Exercise description:
Go through the entries below and print each one exactly, leaving out pictures.

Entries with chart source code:
:::

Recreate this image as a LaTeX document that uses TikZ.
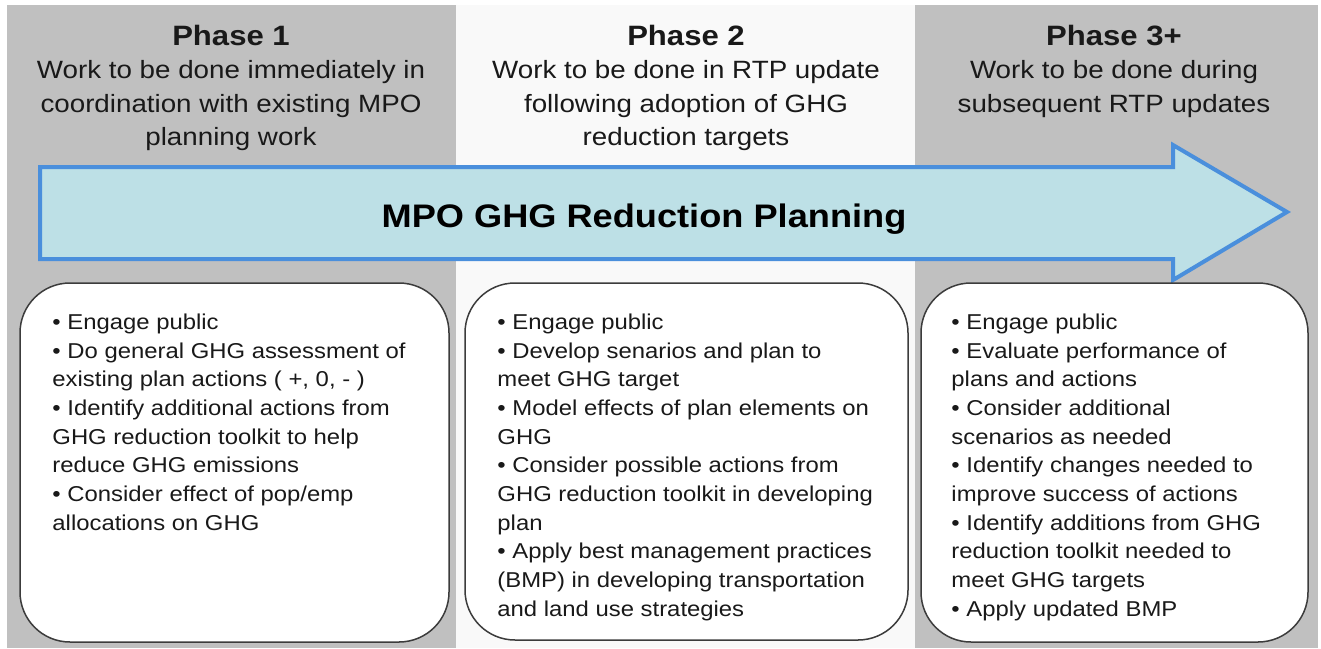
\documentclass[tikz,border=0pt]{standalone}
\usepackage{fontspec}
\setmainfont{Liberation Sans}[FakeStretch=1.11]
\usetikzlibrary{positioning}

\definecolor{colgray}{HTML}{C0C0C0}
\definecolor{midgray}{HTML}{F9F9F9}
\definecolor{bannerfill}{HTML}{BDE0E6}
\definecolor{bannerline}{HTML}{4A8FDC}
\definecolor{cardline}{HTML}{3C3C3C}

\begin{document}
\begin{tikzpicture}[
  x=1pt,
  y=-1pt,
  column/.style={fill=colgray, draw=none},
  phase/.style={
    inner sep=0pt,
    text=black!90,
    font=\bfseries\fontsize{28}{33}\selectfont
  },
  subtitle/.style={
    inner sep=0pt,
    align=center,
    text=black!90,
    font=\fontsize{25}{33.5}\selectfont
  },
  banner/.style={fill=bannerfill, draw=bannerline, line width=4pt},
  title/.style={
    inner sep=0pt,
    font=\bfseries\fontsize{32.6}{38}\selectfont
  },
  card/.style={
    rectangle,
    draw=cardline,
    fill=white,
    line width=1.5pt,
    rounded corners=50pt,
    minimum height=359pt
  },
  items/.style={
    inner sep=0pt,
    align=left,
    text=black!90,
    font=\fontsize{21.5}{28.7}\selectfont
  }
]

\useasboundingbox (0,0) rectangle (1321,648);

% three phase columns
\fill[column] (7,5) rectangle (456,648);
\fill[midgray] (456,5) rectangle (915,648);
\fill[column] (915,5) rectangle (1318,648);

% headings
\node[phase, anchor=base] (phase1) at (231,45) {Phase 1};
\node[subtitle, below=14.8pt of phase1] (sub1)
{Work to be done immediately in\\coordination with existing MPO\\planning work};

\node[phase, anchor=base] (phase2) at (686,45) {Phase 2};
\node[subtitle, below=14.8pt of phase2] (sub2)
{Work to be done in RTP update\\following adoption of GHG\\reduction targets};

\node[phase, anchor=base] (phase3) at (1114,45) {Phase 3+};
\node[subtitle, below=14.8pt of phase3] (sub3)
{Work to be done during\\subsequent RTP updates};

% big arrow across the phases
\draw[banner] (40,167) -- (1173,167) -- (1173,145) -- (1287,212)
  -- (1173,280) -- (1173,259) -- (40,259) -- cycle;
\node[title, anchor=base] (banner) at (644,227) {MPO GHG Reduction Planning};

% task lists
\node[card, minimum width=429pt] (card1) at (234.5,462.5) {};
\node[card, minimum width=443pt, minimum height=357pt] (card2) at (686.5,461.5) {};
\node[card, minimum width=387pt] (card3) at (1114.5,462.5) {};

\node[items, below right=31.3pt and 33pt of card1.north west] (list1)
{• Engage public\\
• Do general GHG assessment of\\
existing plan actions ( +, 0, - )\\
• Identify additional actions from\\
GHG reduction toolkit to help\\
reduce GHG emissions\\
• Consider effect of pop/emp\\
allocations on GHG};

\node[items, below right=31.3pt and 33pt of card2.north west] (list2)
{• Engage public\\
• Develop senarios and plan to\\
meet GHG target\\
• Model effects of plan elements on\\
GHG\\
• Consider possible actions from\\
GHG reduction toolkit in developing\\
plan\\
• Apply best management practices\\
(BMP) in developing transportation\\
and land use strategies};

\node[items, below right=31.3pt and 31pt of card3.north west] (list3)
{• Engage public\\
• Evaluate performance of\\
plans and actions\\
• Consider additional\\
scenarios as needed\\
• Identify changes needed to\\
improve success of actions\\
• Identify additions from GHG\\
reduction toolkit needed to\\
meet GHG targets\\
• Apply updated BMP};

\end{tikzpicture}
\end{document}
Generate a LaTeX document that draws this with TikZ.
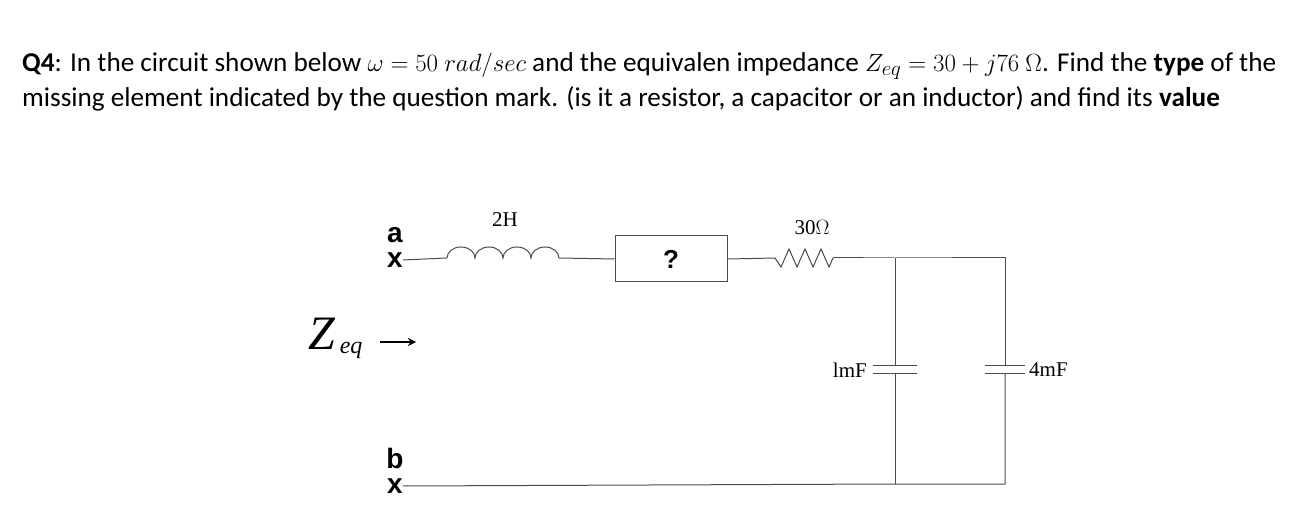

:::

Output for this exercise:
Recreate this image as a LaTeX document that uses TikZ.
\documentclass[tikz,border=0pt]{standalone}
\usepackage{fontspec}
\setmainfont{Liberation Sans}[FakeStretch=1.11]
\usetikzlibrary{positioning}

\definecolor{colgray}{HTML}{C0C0C0}
\definecolor{midgray}{HTML}{F9F9F9}
\definecolor{bannerfill}{HTML}{BDE0E6}
\definecolor{bannerline}{HTML}{4A8FDC}
\definecolor{cardline}{HTML}{3C3C3C}

\begin{document}
\begin{tikzpicture}[
  x=1pt,
  y=-1pt,
  column/.style={fill=colgray, draw=none},
  phase/.style={
    inner sep=0pt,
    text=black!90,
    font=\bfseries\fontsize{28}{33}\selectfont
  },
  subtitle/.style={
    inner sep=0pt,
    align=center,
    text=black!90,
    font=\fontsize{25}{33.5}\selectfont
  },
  banner/.style={fill=bannerfill, draw=bannerline, line width=4pt},
  title/.style={
    inner sep=0pt,
    font=\bfseries\fontsize{32.6}{38}\selectfont
  },
  card/.style={
    rectangle,
    draw=cardline,
    fill=white,
    line width=1.5pt,
    rounded corners=50pt,
    minimum height=359pt
  },
  items/.style={
    inner sep=0pt,
    align=left,
    text=black!90,
    font=\fontsize{21.5}{28.7}\selectfont
  }
]

\useasboundingbox (0,0) rectangle (1321,648);

% three phase columns
\fill[column] (7,5) rectangle (456,648);
\fill[midgray] (456,5) rectangle (915,648);
\fill[column] (915,5) rectangle (1318,648);

% headings
\node[phase, anchor=base] (phase1) at (231,45) {Phase 1};
\node[subtitle, below=14.8pt of phase1] (sub1)
{Work to be done immediately in\\coordination with existing MPO\\planning work};

\node[phase, anchor=base] (phase2) at (686,45) {Phase 2};
\node[subtitle, below=14.8pt of phase2] (sub2)
{Work to be done in RTP update\\following adoption of GHG\\reduction targets};

\node[phase, anchor=base] (phase3) at (1114,45) {Phase 3+};
\node[subtitle, below=14.8pt of phase3] (sub3)
{Work to be done during\\subsequent RTP updates};

% big arrow across the phases
\draw[banner] (40,167) -- (1173,167) -- (1173,145) -- (1287,212)
  -- (1173,280) -- (1173,259) -- (40,259) -- cycle;
\node[title, anchor=base] (banner) at (644,227) {MPO GHG Reduction Planning};

% task lists
\node[card, minimum width=429pt] (card1) at (234.5,462.5) {};
\node[card, minimum width=443pt, minimum height=357pt] (card2) at (686.5,461.5) {};
\node[card, minimum width=387pt] (card3) at (1114.5,462.5) {};

\node[items, below right=31.3pt and 33pt of card1.north west] (list1)
{• Engage public\\
• Do general GHG assessment of\\
existing plan actions ( +, 0, - )\\
• Identify additional actions from\\
GHG reduction toolkit to help\\
reduce GHG emissions\\
• Consider effect of pop/emp\\
allocations on GHG};

\node[items, below right=31.3pt and 33pt of card2.north west] (list2)
{• Engage public\\
• Develop senarios and plan to\\
meet GHG target\\
• Model effects of plan elements on\\
GHG\\
• Consider possible actions from\\
GHG reduction toolkit in developing\\
plan\\
• Apply best management practices\\
(BMP) in developing transportation\\
and land use strategies};

\node[items, below right=31.3pt and 31pt of card3.north west] (list3)
{• Engage public\\
• Evaluate performance of\\
plans and actions\\
• Consider additional\\
scenarios as needed\\
• Identify changes needed to\\
improve success of actions\\
• Identify additions from GHG\\
reduction toolkit needed to\\
meet GHG targets\\
• Apply updated BMP};

\end{tikzpicture}
\end{document}
Generate a LaTeX document that draws this with TikZ.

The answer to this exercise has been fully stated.